Le premier coup est porté après le choc pétrolier de 1974. Le gouvernement décide d’une politique de protection des individus et de stimulation de la consommation. Le parlement, lui, tente de bloquer l’hémorragie des emplois en votant en 1973 la « cause réelle et sérieuse du licenciement » puis en 1975 « l’autorisation administrative préalable ». C’est la lente et fatale rigidification du droit du travail qui commence, et qui durera jusqu’aux assouplissements des lois Sapin, Rebsamen, Macron, El Khomri et les ordonnances Pénicaud. Après l’augmentation des cotisations patronales, jusqu’ici plafonnées dans leur assiette par la notion de « plafond de la Sécurité sociale », et leur déplafonnement dans l’assurance maladie, le coût du travail ne va cesser d’augmenter. L’épisode 1981, avec la cinquième semaine de congés payés, les 39 heures, les lois Auroux, l’IGF, et l’augmentation des charges patronales, poursuit le travail de sape. « Le modèle social français pèse de tout son poids sur les entreprises », écrit Nicolas Dufourq. Pour les PME industrielles, c’est un choc de compétitivité immédiat face aux Allemands, aux Italiens, aux Néerlandais. Et encore : à l’époque, l’économie n’est pas mondialisée.

Tirer les leçons du passé pour ne plus recommencer

Les années 1990 et les années 2000 – avec le moment clé des 35 heures – viennent alourdir le fardeau. Impossible de résumer le déroulé méthodique auquel procède Nicolas Dufourcq, décennie par décennie. Tout y passe : le manque d’anticipation de la déferlante chinoise, la surestimation des difficultés allemandes et la sous-estimation de la transformation de l’Europe de l’Est en plateforme ultracompétitive, l’échec du plan machine-outil, la confiance mise dans les grands groupes pour mener une politique industrielle – alors qu’ils sont presque tous obligés de partir produire à l’étranger pour survivre...

Et l’on charge plus encore les entreprises qui restent, avec la C3S en 1992 ou le déplafonnement de l’ISF par Alain Juppé, qui force les dirigeants à remonter des dividendes pour permettre aux actionnaires familiaux de payer leur impôt. Mais Nicolas Dufourcq montre que la responsabilité est aussi syndicale ou médiatique. Tous coupables ?

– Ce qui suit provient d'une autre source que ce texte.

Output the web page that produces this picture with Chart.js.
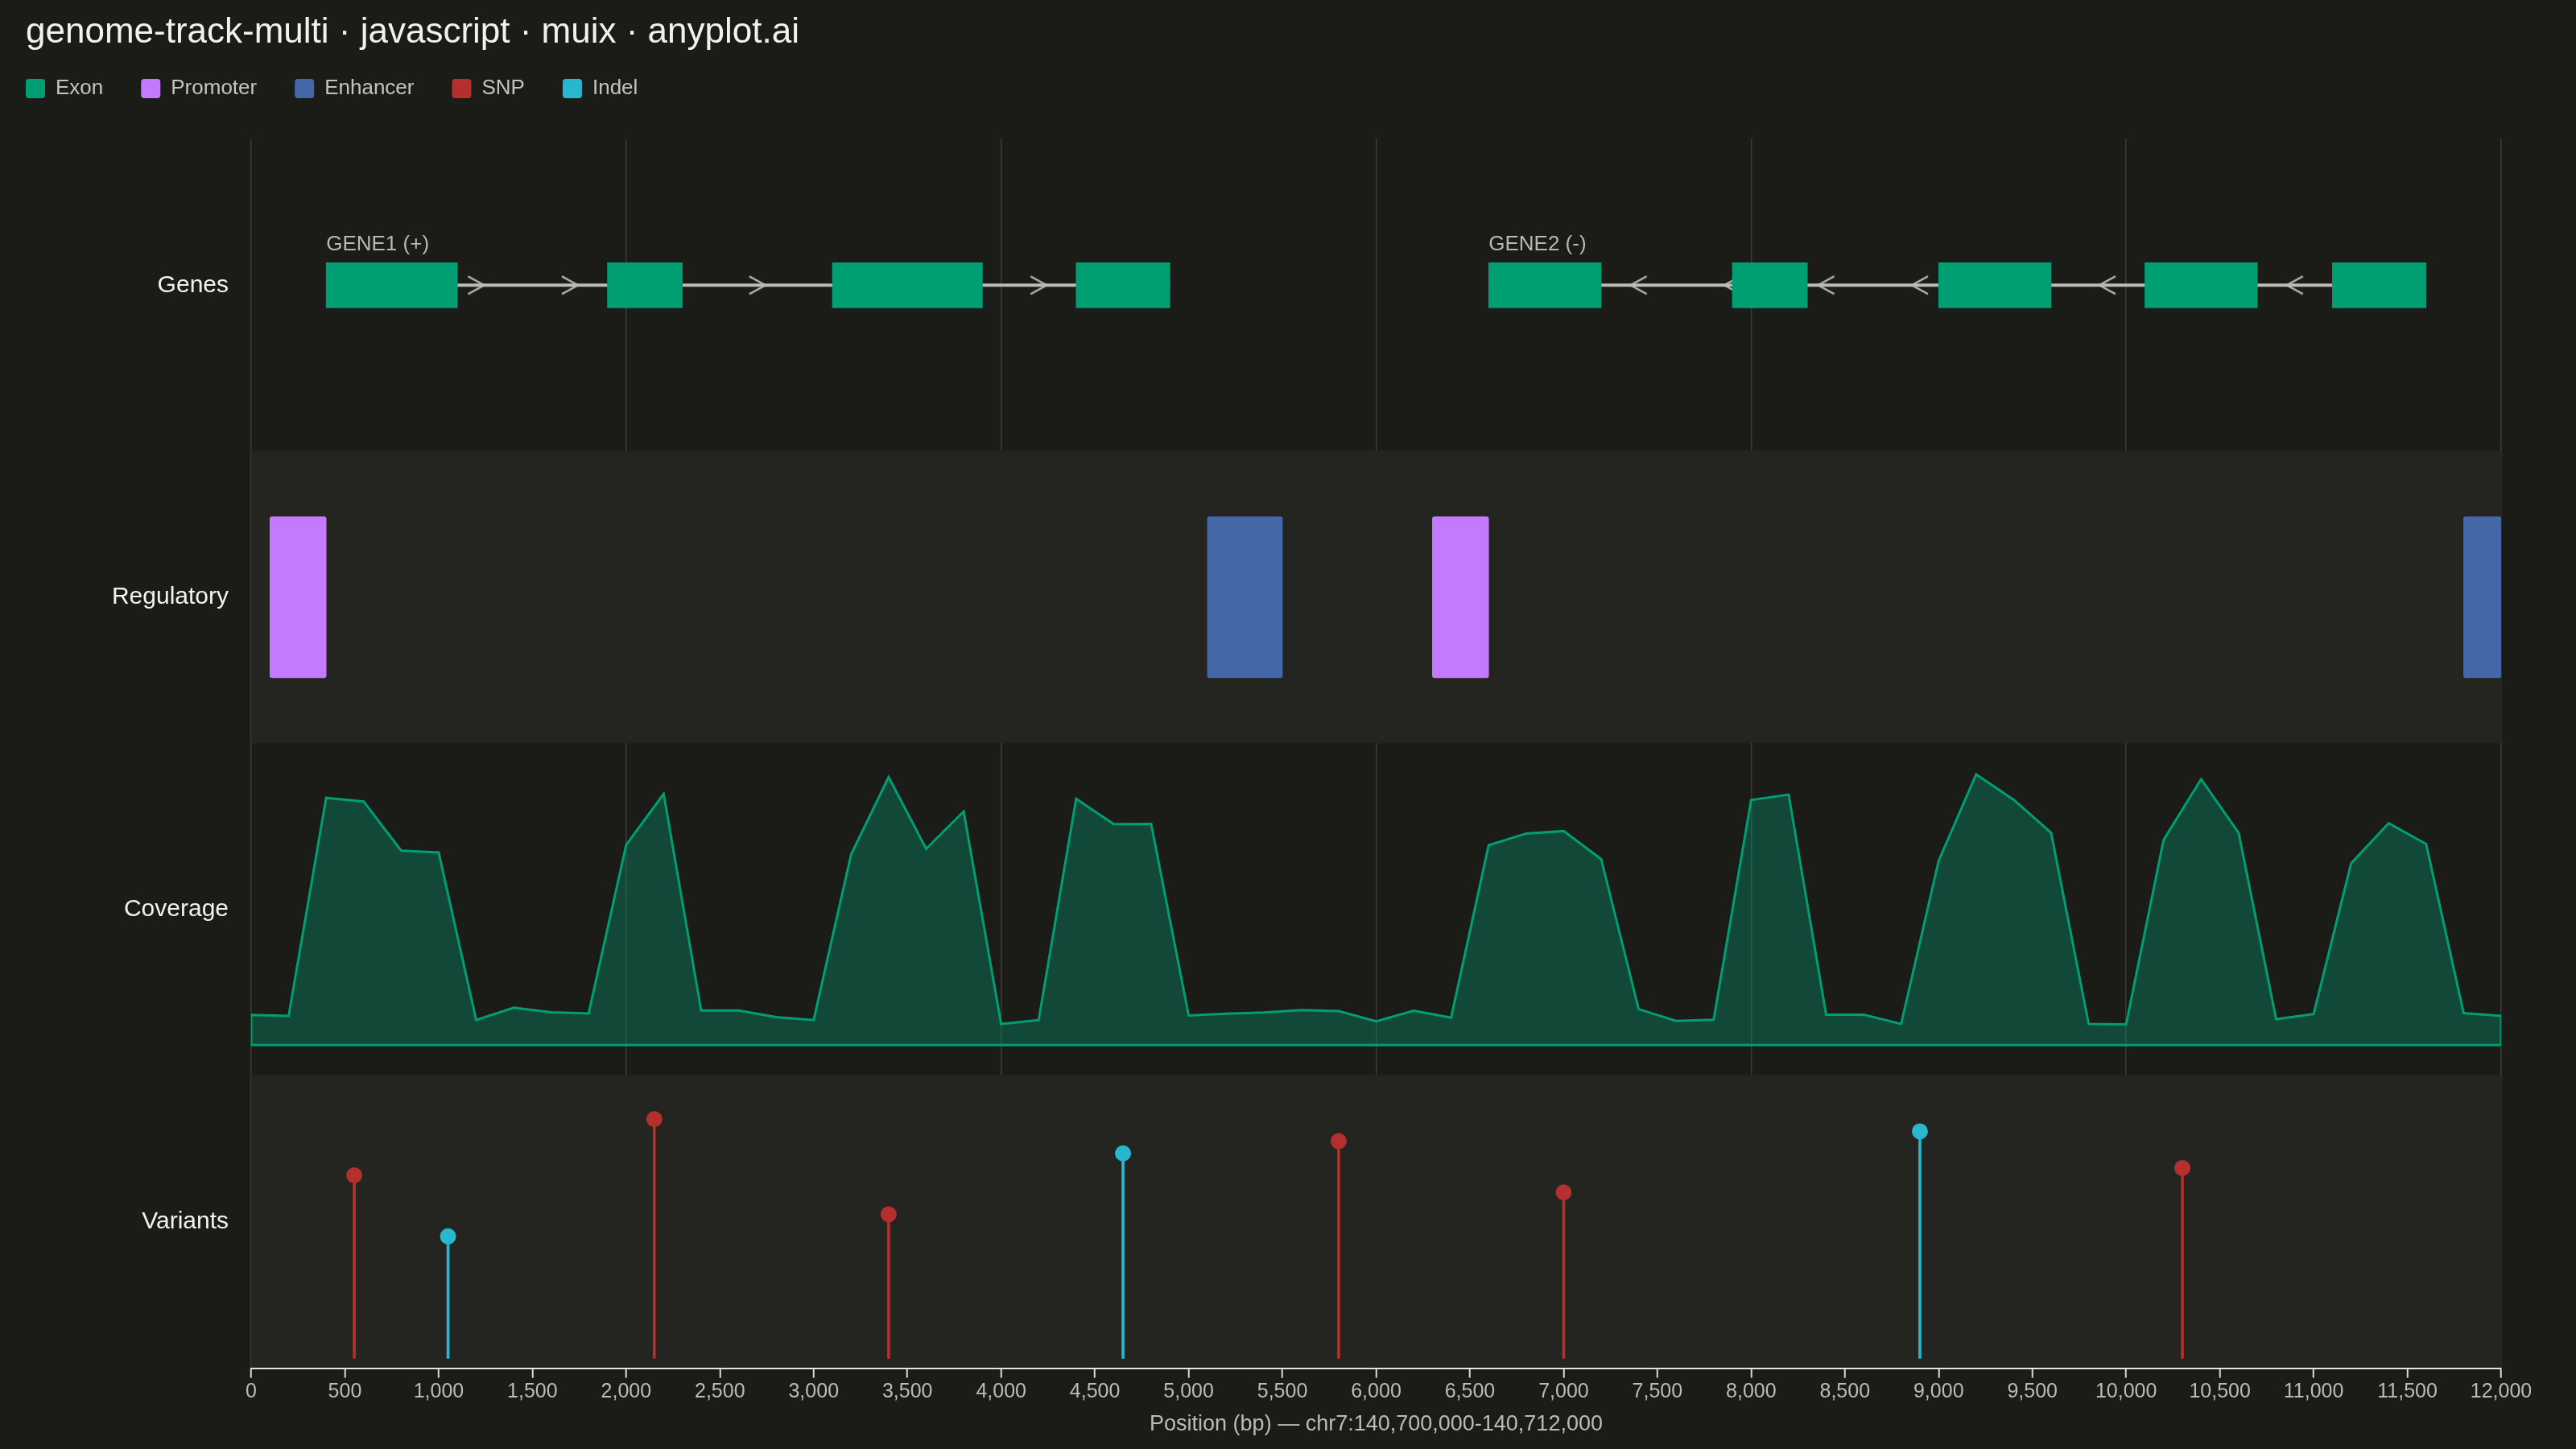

Réindustrialiser est encore possible, à condition de tirer les leçons du passé. Depuis 2015, le détricotage a commencé. Ce livre tombe à pic pour que les candidats aux législatives prennent conscience du massacre perpétré, comprennent que l’effondrement de notre PIB par tête, par rapport à l’Allemagne, est la conséquence de ce désastre industriel, et intègrent le message : plus jamais ça.

La désindustrialisation de la France, 1995-2015, par Nicolas Dufourcq, Editions Odile Jacob, 384 p.